begin
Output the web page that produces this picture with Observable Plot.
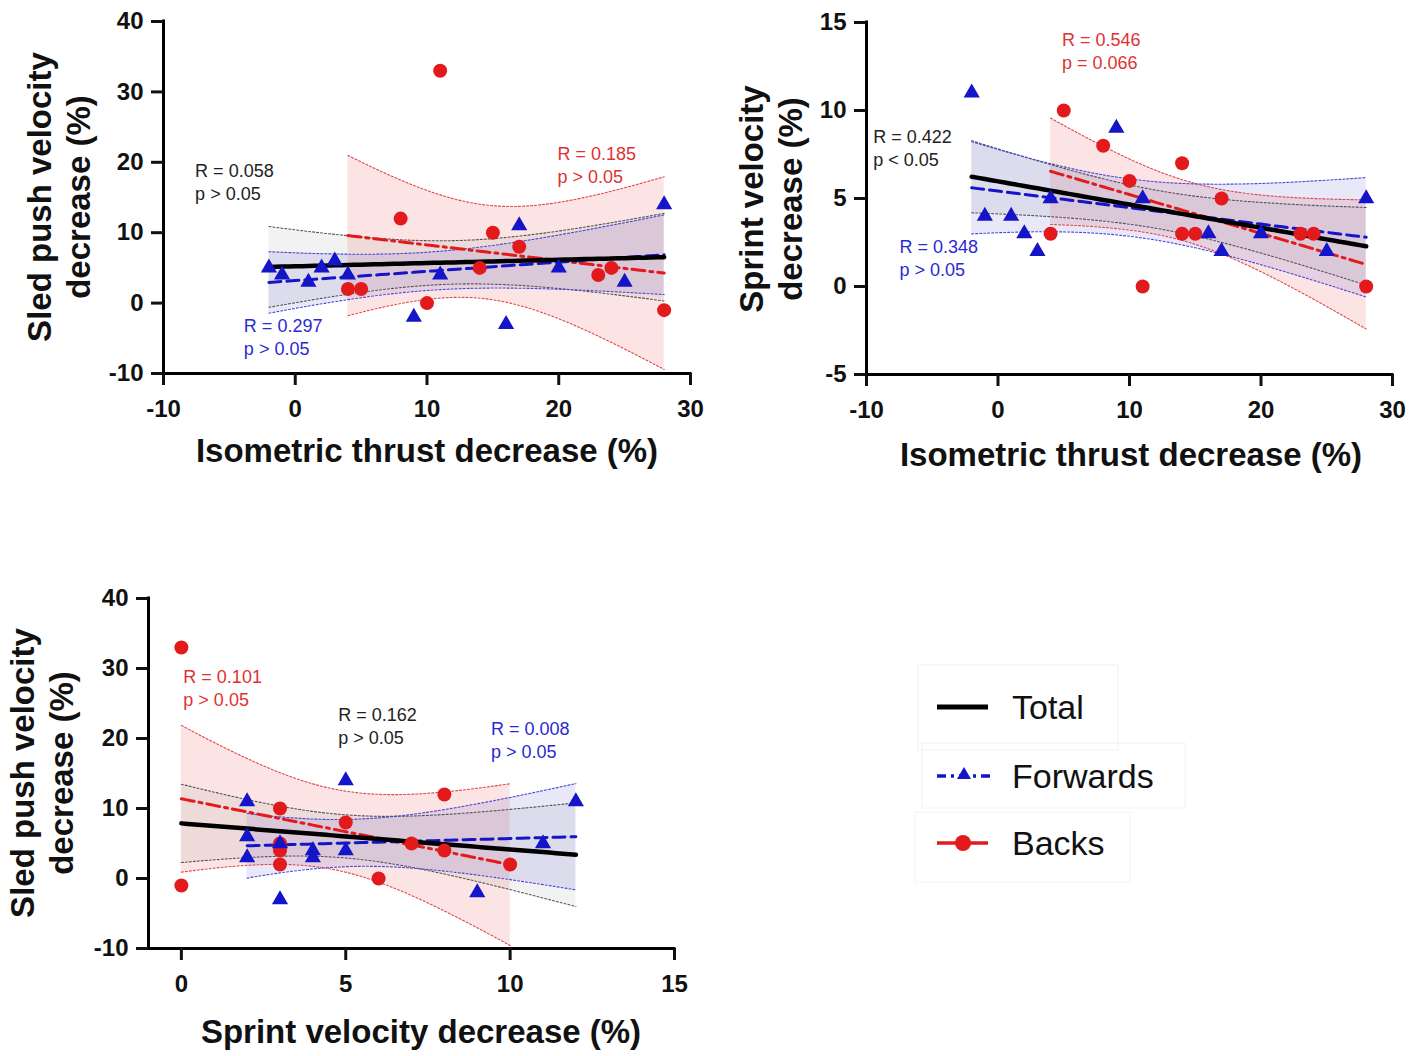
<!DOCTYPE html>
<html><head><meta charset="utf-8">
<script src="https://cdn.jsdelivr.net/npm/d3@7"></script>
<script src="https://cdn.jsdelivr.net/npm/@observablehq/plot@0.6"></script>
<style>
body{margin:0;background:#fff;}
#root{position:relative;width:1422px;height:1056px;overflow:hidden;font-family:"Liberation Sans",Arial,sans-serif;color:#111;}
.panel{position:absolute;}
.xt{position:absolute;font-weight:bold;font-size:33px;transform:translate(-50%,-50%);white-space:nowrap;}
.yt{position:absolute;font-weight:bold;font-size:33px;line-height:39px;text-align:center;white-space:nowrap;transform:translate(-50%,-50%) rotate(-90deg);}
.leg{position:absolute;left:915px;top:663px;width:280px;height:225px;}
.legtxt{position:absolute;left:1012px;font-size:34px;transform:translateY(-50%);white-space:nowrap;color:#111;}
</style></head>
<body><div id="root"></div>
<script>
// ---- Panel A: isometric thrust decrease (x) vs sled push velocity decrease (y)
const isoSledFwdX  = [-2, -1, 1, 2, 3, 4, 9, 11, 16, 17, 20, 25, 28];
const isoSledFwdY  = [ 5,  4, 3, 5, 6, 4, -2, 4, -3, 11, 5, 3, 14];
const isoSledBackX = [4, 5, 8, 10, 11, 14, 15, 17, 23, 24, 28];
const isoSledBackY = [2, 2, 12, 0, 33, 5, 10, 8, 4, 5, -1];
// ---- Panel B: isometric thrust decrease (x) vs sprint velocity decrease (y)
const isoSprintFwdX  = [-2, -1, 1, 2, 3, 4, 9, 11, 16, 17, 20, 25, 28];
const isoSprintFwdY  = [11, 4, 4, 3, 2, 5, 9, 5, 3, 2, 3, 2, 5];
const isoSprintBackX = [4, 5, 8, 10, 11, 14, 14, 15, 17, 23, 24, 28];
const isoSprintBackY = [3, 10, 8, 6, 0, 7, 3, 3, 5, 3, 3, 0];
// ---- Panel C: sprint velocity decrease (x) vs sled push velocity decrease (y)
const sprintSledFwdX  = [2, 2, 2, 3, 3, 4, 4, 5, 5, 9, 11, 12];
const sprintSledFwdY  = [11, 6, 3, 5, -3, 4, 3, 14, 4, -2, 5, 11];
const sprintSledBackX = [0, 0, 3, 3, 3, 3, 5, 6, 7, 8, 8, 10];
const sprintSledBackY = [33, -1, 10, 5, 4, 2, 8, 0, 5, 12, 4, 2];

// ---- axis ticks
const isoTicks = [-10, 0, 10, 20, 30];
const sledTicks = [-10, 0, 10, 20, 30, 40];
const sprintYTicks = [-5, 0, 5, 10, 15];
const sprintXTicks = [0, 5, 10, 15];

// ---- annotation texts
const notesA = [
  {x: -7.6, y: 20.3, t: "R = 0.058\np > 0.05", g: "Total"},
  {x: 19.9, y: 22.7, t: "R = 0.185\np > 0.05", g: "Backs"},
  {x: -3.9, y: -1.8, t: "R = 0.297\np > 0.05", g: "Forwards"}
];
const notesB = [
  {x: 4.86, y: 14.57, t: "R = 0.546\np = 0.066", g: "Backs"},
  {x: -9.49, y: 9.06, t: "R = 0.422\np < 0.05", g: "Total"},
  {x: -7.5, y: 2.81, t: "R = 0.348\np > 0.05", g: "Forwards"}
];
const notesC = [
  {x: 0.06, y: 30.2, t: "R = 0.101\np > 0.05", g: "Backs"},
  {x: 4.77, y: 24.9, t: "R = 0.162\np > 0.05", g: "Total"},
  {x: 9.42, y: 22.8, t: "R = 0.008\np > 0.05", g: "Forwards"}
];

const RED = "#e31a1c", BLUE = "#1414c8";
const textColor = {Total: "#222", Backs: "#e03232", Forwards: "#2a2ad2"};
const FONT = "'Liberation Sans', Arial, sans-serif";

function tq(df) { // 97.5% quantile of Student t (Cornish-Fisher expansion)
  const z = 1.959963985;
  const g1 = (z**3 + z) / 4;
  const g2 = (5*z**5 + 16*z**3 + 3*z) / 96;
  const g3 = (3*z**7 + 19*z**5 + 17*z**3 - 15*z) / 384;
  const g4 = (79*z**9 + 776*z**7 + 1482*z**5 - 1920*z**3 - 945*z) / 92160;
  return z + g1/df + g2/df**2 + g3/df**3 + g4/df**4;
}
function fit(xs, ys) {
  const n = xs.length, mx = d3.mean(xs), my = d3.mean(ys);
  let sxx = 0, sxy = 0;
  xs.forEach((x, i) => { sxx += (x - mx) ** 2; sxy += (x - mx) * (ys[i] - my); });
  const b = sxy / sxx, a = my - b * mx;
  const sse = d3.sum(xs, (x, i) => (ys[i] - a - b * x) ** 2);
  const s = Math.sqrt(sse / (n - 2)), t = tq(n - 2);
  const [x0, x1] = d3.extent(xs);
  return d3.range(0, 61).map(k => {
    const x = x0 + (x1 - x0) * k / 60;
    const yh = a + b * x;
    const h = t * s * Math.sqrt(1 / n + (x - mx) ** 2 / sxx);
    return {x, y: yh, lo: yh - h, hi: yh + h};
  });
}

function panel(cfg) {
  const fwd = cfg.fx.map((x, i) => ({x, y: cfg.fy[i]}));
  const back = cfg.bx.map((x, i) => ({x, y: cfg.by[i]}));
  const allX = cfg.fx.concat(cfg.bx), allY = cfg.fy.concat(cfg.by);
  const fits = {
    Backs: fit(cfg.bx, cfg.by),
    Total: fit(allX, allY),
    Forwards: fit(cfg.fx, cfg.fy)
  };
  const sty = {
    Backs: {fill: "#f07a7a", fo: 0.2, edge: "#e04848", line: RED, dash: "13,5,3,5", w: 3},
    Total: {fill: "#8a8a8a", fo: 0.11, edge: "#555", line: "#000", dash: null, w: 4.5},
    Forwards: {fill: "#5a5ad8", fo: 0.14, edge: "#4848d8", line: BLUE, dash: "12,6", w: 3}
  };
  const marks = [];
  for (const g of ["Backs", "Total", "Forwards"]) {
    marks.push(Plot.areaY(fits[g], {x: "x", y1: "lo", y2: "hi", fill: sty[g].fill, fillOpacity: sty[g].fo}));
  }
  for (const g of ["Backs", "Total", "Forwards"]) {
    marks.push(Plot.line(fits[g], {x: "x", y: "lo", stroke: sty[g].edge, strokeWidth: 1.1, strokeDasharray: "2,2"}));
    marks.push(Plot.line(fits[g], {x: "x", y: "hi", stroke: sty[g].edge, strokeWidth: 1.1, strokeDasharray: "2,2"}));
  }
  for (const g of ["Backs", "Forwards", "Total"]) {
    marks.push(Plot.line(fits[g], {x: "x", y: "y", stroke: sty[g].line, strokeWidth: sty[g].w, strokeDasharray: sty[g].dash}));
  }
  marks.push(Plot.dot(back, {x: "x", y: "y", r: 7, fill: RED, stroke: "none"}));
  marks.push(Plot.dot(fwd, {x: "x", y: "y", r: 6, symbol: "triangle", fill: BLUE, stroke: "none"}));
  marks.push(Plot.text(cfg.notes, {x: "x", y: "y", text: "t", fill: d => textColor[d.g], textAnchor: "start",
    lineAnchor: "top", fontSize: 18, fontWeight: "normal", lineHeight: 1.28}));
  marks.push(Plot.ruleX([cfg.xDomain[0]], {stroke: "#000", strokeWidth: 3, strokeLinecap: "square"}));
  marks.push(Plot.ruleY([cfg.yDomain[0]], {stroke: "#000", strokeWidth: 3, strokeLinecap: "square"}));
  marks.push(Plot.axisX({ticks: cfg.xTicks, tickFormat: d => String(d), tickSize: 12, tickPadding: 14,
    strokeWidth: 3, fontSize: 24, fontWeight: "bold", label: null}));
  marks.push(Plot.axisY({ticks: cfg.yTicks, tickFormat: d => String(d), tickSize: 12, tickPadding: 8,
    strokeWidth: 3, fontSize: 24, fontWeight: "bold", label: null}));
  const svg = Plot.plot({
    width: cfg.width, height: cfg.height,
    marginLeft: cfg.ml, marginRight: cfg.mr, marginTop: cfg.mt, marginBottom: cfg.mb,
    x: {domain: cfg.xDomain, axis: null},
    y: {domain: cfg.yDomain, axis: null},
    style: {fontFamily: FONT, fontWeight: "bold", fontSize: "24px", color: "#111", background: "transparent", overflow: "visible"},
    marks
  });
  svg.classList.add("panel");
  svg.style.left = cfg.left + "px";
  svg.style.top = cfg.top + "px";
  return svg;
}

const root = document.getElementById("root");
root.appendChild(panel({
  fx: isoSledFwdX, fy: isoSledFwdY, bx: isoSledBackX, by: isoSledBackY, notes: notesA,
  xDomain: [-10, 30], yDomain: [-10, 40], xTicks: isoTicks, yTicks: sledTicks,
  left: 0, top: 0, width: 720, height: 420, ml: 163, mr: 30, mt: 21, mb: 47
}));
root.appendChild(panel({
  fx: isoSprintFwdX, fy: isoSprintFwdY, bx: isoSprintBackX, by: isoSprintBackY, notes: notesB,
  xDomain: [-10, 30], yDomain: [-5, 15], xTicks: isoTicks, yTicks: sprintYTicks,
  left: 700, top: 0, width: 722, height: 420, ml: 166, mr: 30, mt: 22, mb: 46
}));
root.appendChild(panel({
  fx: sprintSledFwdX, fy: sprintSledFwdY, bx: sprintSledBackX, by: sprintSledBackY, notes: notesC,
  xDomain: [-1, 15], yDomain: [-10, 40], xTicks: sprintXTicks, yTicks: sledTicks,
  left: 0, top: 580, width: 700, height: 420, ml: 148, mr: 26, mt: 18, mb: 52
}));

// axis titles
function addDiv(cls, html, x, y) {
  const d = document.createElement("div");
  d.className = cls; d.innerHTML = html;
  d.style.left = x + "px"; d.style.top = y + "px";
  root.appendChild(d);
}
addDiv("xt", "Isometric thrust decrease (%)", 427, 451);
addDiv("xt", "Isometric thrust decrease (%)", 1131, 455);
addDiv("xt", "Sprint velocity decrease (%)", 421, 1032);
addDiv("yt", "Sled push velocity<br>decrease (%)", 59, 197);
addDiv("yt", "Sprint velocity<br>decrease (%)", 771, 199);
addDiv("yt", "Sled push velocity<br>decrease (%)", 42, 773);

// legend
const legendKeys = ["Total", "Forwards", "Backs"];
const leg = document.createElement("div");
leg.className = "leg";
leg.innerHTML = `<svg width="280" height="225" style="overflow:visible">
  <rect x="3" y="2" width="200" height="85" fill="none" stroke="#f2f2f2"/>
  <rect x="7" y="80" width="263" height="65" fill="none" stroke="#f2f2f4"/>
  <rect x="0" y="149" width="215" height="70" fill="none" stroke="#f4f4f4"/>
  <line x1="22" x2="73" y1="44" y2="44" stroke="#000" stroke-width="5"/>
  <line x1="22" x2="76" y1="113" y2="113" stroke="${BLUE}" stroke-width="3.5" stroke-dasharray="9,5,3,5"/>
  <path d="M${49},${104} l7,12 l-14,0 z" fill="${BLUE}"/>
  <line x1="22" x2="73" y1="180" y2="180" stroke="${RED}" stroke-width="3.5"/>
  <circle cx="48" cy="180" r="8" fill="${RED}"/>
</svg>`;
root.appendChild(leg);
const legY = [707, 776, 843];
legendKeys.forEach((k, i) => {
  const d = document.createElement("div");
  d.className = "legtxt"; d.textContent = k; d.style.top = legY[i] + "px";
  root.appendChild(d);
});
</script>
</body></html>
end
### Exercise brief
Restate the data word for word from its first line through the line with "const sprintXTicks = [0, 5, 10, 15];", leaving out any picture along the way.

### Written solution
Output the web page that produces this picture with Observable Plot.
<!DOCTYPE html>
<html><head><meta charset="utf-8">
<script src="https://cdn.jsdelivr.net/npm/d3@7"></script>
<script src="https://cdn.jsdelivr.net/npm/@observablehq/plot@0.6"></script>
<style>
body{margin:0;background:#fff;}
#root{position:relative;width:1422px;height:1056px;overflow:hidden;font-family:"Liberation Sans",Arial,sans-serif;color:#111;}
.panel{position:absolute;}
.xt{position:absolute;font-weight:bold;font-size:33px;transform:translate(-50%,-50%);white-space:nowrap;}
.yt{position:absolute;font-weight:bold;font-size:33px;line-height:39px;text-align:center;white-space:nowrap;transform:translate(-50%,-50%) rotate(-90deg);}
.leg{position:absolute;left:915px;top:663px;width:280px;height:225px;}
.legtxt{position:absolute;left:1012px;font-size:34px;transform:translateY(-50%);white-space:nowrap;color:#111;}
</style></head>
<body><div id="root"></div>
<script>
// ---- Panel A: isometric thrust decrease (x) vs sled push velocity decrease (y)
const isoSledFwdX  = [-2, -1, 1, 2, 3, 4, 9, 11, 16, 17, 20, 25, 28];
const isoSledFwdY  = [ 5,  4, 3, 5, 6, 4, -2, 4, -3, 11, 5, 3, 14];
const isoSledBackX = [4, 5, 8, 10, 11, 14, 15, 17, 23, 24, 28];
const isoSledBackY = [2, 2, 12, 0, 33, 5, 10, 8, 4, 5, -1];
// ---- Panel B: isometric thrust decrease (x) vs sprint velocity decrease (y)
const isoSprintFwdX  = [-2, -1, 1, 2, 3, 4, 9, 11, 16, 17, 20, 25, 28];
const isoSprintFwdY  = [11, 4, 4, 3, 2, 5, 9, 5, 3, 2, 3, 2, 5];
const isoSprintBackX = [4, 5, 8, 10, 11, 14, 14, 15, 17, 23, 24, 28];
const isoSprintBackY = [3, 10, 8, 6, 0, 7, 3, 3, 5, 3, 3, 0];
// ---- Panel C: sprint velocity decrease (x) vs sled push velocity decrease (y)
const sprintSledFwdX  = [2, 2, 2, 3, 3, 4, 4, 5, 5, 9, 11, 12];
const sprintSledFwdY  = [11, 6, 3, 5, -3, 4, 3, 14, 4, -2, 5, 11];
const sprintSledBackX = [0, 0, 3, 3, 3, 3, 5, 6, 7, 8, 8, 10];
const sprintSledBackY = [33, -1, 10, 5, 4, 2, 8, 0, 5, 12, 4, 2];

// ---- axis ticks
const isoTicks = [-10, 0, 10, 20, 30];
const sledTicks = [-10, 0, 10, 20, 30, 40];
const sprintYTicks = [-5, 0, 5, 10, 15];
const sprintXTicks = [0, 5, 10, 15];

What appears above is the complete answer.